* START Data segment *

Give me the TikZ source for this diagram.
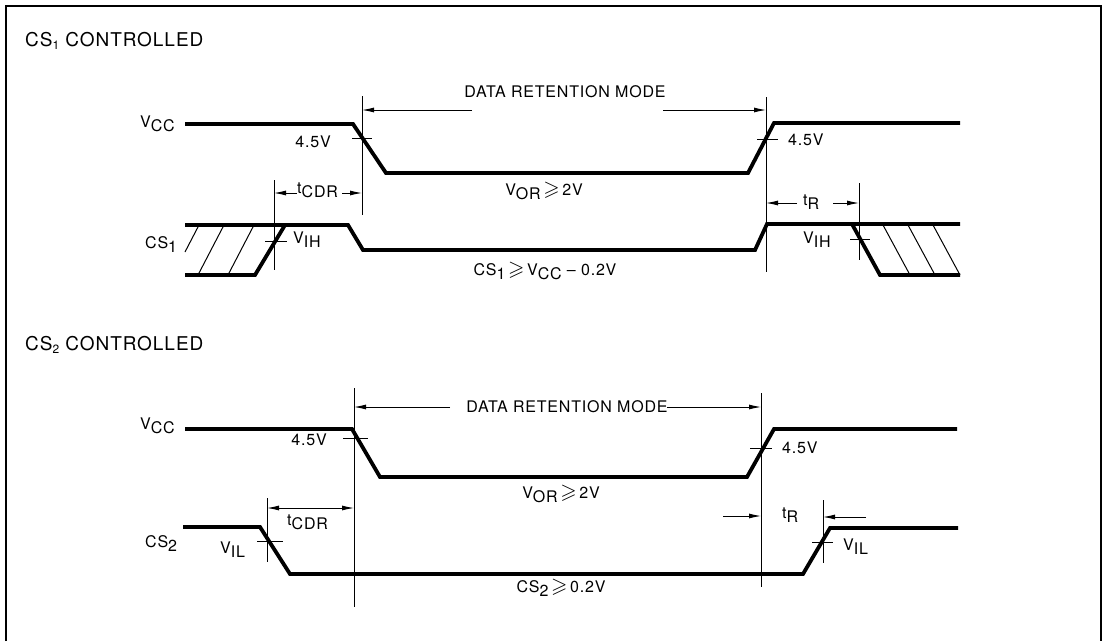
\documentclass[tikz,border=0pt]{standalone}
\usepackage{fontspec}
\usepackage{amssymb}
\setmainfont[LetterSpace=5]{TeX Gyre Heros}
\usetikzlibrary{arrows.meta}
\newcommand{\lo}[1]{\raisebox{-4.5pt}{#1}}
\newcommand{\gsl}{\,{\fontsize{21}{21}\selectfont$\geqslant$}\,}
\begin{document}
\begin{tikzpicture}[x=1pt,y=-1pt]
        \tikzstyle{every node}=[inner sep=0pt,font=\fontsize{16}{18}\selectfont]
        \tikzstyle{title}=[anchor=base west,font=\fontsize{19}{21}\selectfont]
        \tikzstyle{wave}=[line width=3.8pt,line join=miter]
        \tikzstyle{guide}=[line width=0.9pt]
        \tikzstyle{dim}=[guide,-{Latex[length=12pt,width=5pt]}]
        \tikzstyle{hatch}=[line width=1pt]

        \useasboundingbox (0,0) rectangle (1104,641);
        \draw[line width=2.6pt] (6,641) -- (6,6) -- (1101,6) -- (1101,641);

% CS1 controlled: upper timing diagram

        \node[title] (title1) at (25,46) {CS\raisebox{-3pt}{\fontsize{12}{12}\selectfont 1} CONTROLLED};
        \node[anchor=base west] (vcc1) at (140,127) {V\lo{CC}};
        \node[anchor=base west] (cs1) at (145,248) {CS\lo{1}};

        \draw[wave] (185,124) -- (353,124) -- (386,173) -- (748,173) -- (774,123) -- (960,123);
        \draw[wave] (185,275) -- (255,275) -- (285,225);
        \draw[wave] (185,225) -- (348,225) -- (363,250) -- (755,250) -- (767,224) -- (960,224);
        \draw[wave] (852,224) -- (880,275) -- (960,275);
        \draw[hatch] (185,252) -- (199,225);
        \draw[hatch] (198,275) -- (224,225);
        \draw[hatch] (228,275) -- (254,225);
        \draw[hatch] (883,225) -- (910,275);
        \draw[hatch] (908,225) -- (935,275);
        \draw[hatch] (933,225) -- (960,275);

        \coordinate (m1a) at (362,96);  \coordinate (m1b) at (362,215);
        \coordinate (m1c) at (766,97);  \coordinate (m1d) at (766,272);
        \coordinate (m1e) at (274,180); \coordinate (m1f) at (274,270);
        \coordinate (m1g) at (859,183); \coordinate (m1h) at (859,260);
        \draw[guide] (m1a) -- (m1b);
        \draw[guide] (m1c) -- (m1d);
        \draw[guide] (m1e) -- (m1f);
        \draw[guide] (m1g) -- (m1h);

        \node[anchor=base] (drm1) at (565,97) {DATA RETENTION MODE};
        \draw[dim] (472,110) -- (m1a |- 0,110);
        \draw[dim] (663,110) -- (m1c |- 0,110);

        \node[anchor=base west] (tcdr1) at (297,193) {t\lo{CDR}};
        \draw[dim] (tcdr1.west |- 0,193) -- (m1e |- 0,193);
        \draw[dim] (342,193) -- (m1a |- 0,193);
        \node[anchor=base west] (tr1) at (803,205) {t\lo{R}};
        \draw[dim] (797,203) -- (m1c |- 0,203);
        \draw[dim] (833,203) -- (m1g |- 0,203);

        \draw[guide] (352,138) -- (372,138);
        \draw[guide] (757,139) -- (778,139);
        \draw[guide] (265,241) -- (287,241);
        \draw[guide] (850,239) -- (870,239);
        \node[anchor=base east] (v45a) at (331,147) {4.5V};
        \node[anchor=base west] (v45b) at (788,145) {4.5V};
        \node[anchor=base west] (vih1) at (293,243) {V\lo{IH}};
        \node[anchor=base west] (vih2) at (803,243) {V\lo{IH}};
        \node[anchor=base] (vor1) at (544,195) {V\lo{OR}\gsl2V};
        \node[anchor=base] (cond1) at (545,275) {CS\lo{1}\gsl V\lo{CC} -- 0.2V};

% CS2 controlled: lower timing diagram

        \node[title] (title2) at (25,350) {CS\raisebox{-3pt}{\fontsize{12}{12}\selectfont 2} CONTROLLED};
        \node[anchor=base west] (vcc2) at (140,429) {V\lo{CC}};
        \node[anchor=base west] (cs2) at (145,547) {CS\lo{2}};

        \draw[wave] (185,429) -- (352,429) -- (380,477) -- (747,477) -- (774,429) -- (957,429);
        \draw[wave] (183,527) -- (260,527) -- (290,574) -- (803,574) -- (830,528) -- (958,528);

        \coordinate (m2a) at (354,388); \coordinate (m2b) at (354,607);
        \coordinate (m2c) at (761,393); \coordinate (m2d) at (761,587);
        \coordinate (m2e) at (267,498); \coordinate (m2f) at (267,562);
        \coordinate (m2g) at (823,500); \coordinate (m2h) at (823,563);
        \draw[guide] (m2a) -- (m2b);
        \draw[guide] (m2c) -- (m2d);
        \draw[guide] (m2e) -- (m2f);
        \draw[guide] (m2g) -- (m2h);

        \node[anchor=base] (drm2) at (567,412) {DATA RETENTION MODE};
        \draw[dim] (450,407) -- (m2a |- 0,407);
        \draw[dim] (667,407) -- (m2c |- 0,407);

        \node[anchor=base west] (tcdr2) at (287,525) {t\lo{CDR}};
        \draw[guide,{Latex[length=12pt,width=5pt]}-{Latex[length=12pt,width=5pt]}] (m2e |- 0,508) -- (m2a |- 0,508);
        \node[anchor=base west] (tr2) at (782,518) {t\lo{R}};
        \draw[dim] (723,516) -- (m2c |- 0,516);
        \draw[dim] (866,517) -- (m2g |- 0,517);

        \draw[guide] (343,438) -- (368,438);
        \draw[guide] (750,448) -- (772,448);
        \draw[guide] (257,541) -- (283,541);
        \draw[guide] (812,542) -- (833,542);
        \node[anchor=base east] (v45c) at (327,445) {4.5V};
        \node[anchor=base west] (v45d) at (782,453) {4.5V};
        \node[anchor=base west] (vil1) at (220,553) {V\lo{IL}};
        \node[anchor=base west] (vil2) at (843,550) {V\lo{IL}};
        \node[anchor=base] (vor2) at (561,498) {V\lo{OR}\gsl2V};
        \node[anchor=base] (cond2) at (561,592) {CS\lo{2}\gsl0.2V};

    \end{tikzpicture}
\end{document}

* END Data segment *

• _Task requirements_: Copy the material shown above in full and exactly. Skip the pictures.

• _Solved exercise_:
Give me the TikZ source for this diagram.
\documentclass[tikz,border=0pt]{standalone}
\usepackage{fontspec}
\usepackage{amssymb}
\setmainfont[LetterSpace=5]{TeX Gyre Heros}
\usetikzlibrary{arrows.meta}
\newcommand{\lo}[1]{\raisebox{-4.5pt}{#1}}
\newcommand{\gsl}{\,{\fontsize{21}{21}\selectfont$\geqslant$}\,}
\begin{document}
\begin{tikzpicture}[x=1pt,y=-1pt]
        \tikzstyle{every node}=[inner sep=0pt,font=\fontsize{16}{18}\selectfont]
        \tikzstyle{title}=[anchor=base west,font=\fontsize{19}{21}\selectfont]
        \tikzstyle{wave}=[line width=3.8pt,line join=miter]
        \tikzstyle{guide}=[line width=0.9pt]
        \tikzstyle{dim}=[guide,-{Latex[length=12pt,width=5pt]}]
        \tikzstyle{hatch}=[line width=1pt]

        \useasboundingbox (0,0) rectangle (1104,641);
        \draw[line width=2.6pt] (6,641) -- (6,6) -- (1101,6) -- (1101,641);

% CS1 controlled: upper timing diagram

        \node[title] (title1) at (25,46) {CS\raisebox{-3pt}{\fontsize{12}{12}\selectfont 1} CONTROLLED};
        \node[anchor=base west] (vcc1) at (140,127) {V\lo{CC}};
        \node[anchor=base west] (cs1) at (145,248) {CS\lo{1}};

        \draw[wave] (185,124) -- (353,124) -- (386,173) -- (748,173) -- (774,123) -- (960,123);
        \draw[wave] (185,275) -- (255,275) -- (285,225);
        \draw[wave] (185,225) -- (348,225) -- (363,250) -- (755,250) -- (767,224) -- (960,224);
        \draw[wave] (852,224) -- (880,275) -- (960,275);
        \draw[hatch] (185,252) -- (199,225);
        \draw[hatch] (198,275) -- (224,225);
        \draw[hatch] (228,275) -- (254,225);
        \draw[hatch] (883,225) -- (910,275);
        \draw[hatch] (908,225) -- (935,275);
        \draw[hatch] (933,225) -- (960,275);

        \coordinate (m1a) at (362,96);  \coordinate (m1b) at (362,215);
        \coordinate (m1c) at (766,97);  \coordinate (m1d) at (766,272);
        \coordinate (m1e) at (274,180); \coordinate (m1f) at (274,270);
        \coordinate (m1g) at (859,183); \coordinate (m1h) at (859,260);
        \draw[guide] (m1a) -- (m1b);
        \draw[guide] (m1c) -- (m1d);
        \draw[guide] (m1e) -- (m1f);
        \draw[guide] (m1g) -- (m1h);

        \node[anchor=base] (drm1) at (565,97) {DATA RETENTION MODE};
        \draw[dim] (472,110) -- (m1a |- 0,110);
        \draw[dim] (663,110) -- (m1c |- 0,110);

        \node[anchor=base west] (tcdr1) at (297,193) {t\lo{CDR}};
        \draw[dim] (tcdr1.west |- 0,193) -- (m1e |- 0,193);
        \draw[dim] (342,193) -- (m1a |- 0,193);
        \node[anchor=base west] (tr1) at (803,205) {t\lo{R}};
        \draw[dim] (797,203) -- (m1c |- 0,203);
        \draw[dim] (833,203) -- (m1g |- 0,203);

        \draw[guide] (352,138) -- (372,138);
        \draw[guide] (757,139) -- (778,139);
        \draw[guide] (265,241) -- (287,241);
        \draw[guide] (850,239) -- (870,239);
        \node[anchor=base east] (v45a) at (331,147) {4.5V};
        \node[anchor=base west] (v45b) at (788,145) {4.5V};
        \node[anchor=base west] (vih1) at (293,243) {V\lo{IH}};
        \node[anchor=base west] (vih2) at (803,243) {V\lo{IH}};
        \node[anchor=base] (vor1) at (544,195) {V\lo{OR}\gsl2V};
        \node[anchor=base] (cond1) at (545,275) {CS\lo{1}\gsl V\lo{CC} -- 0.2V};

% CS2 controlled: lower timing diagram

        \node[title] (title2) at (25,350) {CS\raisebox{-3pt}{\fontsize{12}{12}\selectfont 2} CONTROLLED};
        \node[anchor=base west] (vcc2) at (140,429) {V\lo{CC}};
        \node[anchor=base west] (cs2) at (145,547) {CS\lo{2}};

        \draw[wave] (185,429) -- (352,429) -- (380,477) -- (747,477) -- (774,429) -- (957,429);
        \draw[wave] (183,527) -- (260,527) -- (290,574) -- (803,574) -- (830,528) -- (958,528);

        \coordinate (m2a) at (354,388); \coordinate (m2b) at (354,607);
        \coordinate (m2c) at (761,393); \coordinate (m2d) at (761,587);
        \coordinate (m2e) at (267,498); \coordinate (m2f) at (267,562);
        \coordinate (m2g) at (823,500); \coordinate (m2h) at (823,563);
        \draw[guide] (m2a) -- (m2b);
        \draw[guide] (m2c) -- (m2d);
        \draw[guide] (m2e) -- (m2f);
        \draw[guide] (m2g) -- (m2h);

        \node[anchor=base] (drm2) at (567,412) {DATA RETENTION MODE};
        \draw[dim] (450,407) -- (m2a |- 0,407);
        \draw[dim] (667,407) -- (m2c |- 0,407);

        \node[anchor=base west] (tcdr2) at (287,525) {t\lo{CDR}};
        \draw[guide,{Latex[length=12pt,width=5pt]}-{Latex[length=12pt,width=5pt]}] (m2e |- 0,508) -- (m2a |- 0,508);
        \node[anchor=base west] (tr2) at (782,518) {t\lo{R}};
        \draw[dim] (723,516) -- (m2c |- 0,516);
        \draw[dim] (866,517) -- (m2g |- 0,517);

        \draw[guide] (343,438) -- (368,438);
        \draw[guide] (750,448) -- (772,448);
        \draw[guide] (257,541) -- (283,541);
        \draw[guide] (812,542) -- (833,542);
        \node[anchor=base east] (v45c) at (327,445) {4.5V};
        \node[anchor=base west] (v45d) at (782,453) {4.5V};
        \node[anchor=base west] (vil1) at (220,553) {V\lo{IL}};
        \node[anchor=base west] (vil2) at (843,550) {V\lo{IL}};
        \node[anchor=base] (vor2) at (561,498) {V\lo{OR}\gsl2V};
        \node[anchor=base] (cond2) at (561,592) {CS\lo{2}\gsl0.2V};

    \end{tikzpicture}
\end{document}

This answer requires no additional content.